Nous n’avons pas parlé de votre position quant à l’Aleca. Que pensez- vous de cet accord dont les négociations sont actuellement au point mort?
Nous sommes très à l’aise sur ce sujet. Nous n’avons pas une position dogmatique, tout se négocie. Si on arrive à négocier en s’inspirant de ce qui s’est passé en 1995 (En 1995, la Tunisie a été le premier pays du sud de la Méditerranée à signer un Accord d’Association avec l’Union Européenne), avec un accord qui a été bénéfique pour la Tunisie, c’est tant mieux. Pour l’Aleca c’est à nous de demander ce qu’il faut pour remettre à niveau l’agriculture et les services, personne ne nous oblige à faire quoi que ce soit.
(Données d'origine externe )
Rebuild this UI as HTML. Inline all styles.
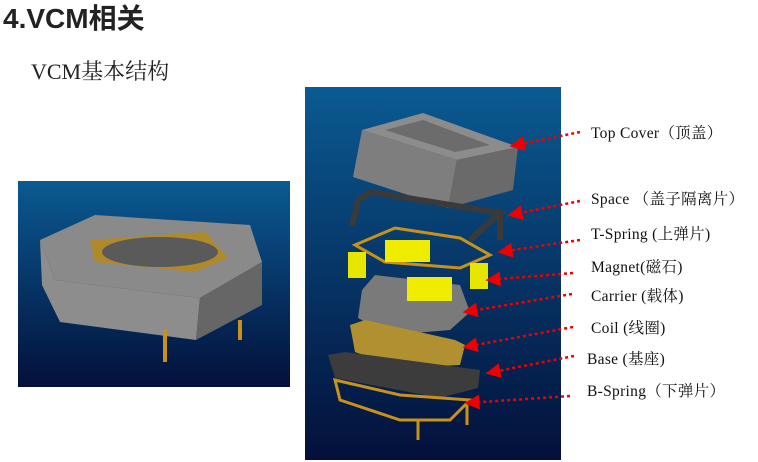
<html><head><style>
body{margin:0;width:758px;height:462px;background:#fff;overflow:hidden;position:relative;font-family:"Liberation Serif","Noto Serif CJK SC",serif}
.t{position:absolute;left:3px;top:-3px;font:bold 28px "Liberation Sans","Noto Sans CJK SC",sans-serif;color:#222}
.s{position:absolute;left:31px;top:55px;font-size:22px;color:#222}
.l{position:absolute;font-size:15.5px;color:#111;white-space:nowrap;letter-spacing:0.3px}
</style></head><body>
<div class="t">4.VCM相关</div>
<div class="s">VCM基本结构</div>
<svg width="758" height="462" style="position:absolute;left:0;top:0">
<defs>
<linearGradient id="g" x1="0" y1="0" x2="0" y2="1"><stop offset="0" stop-color="#0a5a92"/><stop offset="1" stop-color="#03103a"/></linearGradient>
<marker id="a" markerWidth="6" markerHeight="6" refX="5" refY="3" orient="auto"><path d="M0,0L6,3L0,6z" fill="#e00"/></marker>
</defs>
<rect x="18" y="181" width="272" height="206" fill="url(#g)"/>
<path d="M40,240 L95,215 L250,225 L262,262 L200,298 L55,280z" fill="#8a8a8a"/>
<path d="M90,240 L205,232 L228,258 L195,272 L95,262z" fill="#b08a2a"/>
<ellipse cx="160" cy="252" rx="58" ry="15" fill="#5a5a5a"/>
<path d="M40,240 L55,280 L200,298 L196,340 L60,322 L42,285z" fill="#8d8d8d"/>
<path d="M200,298 L262,262 L262,305 L196,340z" fill="#666"/>
<path d="M165,330 v32 M240,320 v20" stroke="#c8921a" stroke-width="4"/>
<rect x="305" y="87" width="256" height="373" fill="url(#g)"/>
<path d="M362,130 L423,113 L518,147 L457,160z" fill="#8c8c8c"/>
<path d="M385,130 L423,120 L490,145 L455,152z" fill="#6c6c6c"/>
<path d="M362,130 L457,160 L448,208 L353,177z" fill="#7e7e7e"/>
<path d="M457,160 L518,147 L513,190 L448,208z" fill="#6a6a6a"/>
<path d="M358,200 L370,192 L500,213 L470,240" fill="none" stroke="#3a3a3a" stroke-width="6"/>
<path d="M358,200 L352,226 M500,213 L500,240" stroke="#3a3a3a" stroke-width="6"/>
<path d="M355,245 L395,228 L460,238 L490,255 L460,268 L385,262z" fill="none" stroke="#c8921a" stroke-width="3"/>
<rect x="385" y="240" width="45" height="22" fill="#f0ec00"/>
<rect x="348" y="252" width="18" height="26" fill="#e6e600"/>
<rect x="470" y="263" width="18" height="26" fill="#e6e600"/>
<path d="M362,290 L375,275 L460,285 L470,312 L450,330 L390,335 L358,318z" fill="#7a7a7a"/>
<rect x="407" y="277" width="45" height="24" fill="#f0ec00"/>
<path d="M350,325 L365,320 L455,340 L465,345 L460,365 L400,368 L355,352z" fill="#b09030"/>
<path d="M328,355 L345,352 L480,370 L478,388 L440,398 L335,378z" fill="#3c3c3c"/>
<path d="M335,380 L400,395 L470,400 L450,420 L400,420 L340,400z" fill="none" stroke="#c8921a" stroke-width="3"/>
<path d="M418,420 v20 M467,405 v20" stroke="#c8921a" stroke-width="3"/>
<g stroke="#e00" stroke-width="2.5" stroke-dasharray="3,3" fill="none" marker-end="url(#a)">
<path d="M580,132 L512,146"/><path d="M580,201 L510,215"/><path d="M580,240 L500,252"/><path d="M573,273 L488,280"/><path d="M572,294 L465,312"/><path d="M573,327 L465,347"/><path d="M574,356 L488,373"/><path d="M570,396 L467,403"/>
</g>
</svg>
<div class="l" style="left:591px;top:121px">Top Cover（顶盖）</div>
<div class="l" style="left:591px;top:187px">Space （盖子隔离片）</div>
<div class="l" style="left:591px;top:222px">T-Spring (上弹片)</div>
<div class="l" style="left:591px;top:255px">Magnet(磁石)</div>
<div class="l" style="left:591px;top:284px">Carrier (载体)</div>
<div class="l" style="left:591px;top:316px">Coil (线圈)</div>
<div class="l" style="left:587px;top:347px">Base (基座)</div>
<div class="l" style="left:587px;top:379px">B-Spring（下弹片）</div>
</body></html>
Refuser de parler de l’Aleca d’une manière dogmatique est inacceptable. Qu’est ce qui nous empêche de négocier dans le sens de rendre cet accord bénéfique pour notre pays ? Rien du tout, cela dépendra de nous et on ne fera rien si on n’est pas d’accord.

La question de l’éducation vous préoccupe tellement. Pourquoi? Comment jugez-vous l’actuel système éducatif et universitaire ?
Le système éducatif est l’épine dorsale d’un pays. Si on ne mise pas tout sur le système éducatif on n’aura rien compris. Je veux que notre système éducatif soit le plus performant possible. Nous voulons que nos universités figurent dans le classement Pisa. S’il le faut on fait des échanges et on ramène de grands universitaires en Tunisie. Notre système éducatif doit préparer notre jeunesse aux métiers de l’avenir. On ne peut pas rester avec un système éducatif et universitaire classique qui ne répond pas aux attentes de l’entreprise. Il faut arrêter de former des étudiants spécialisés dans des métiers où les marchés d’emploi n’existent plus. Nous produisons de futurs chômeurs. Il faut adapter notre système aux attentes du système économique et aux nouvelles technologies.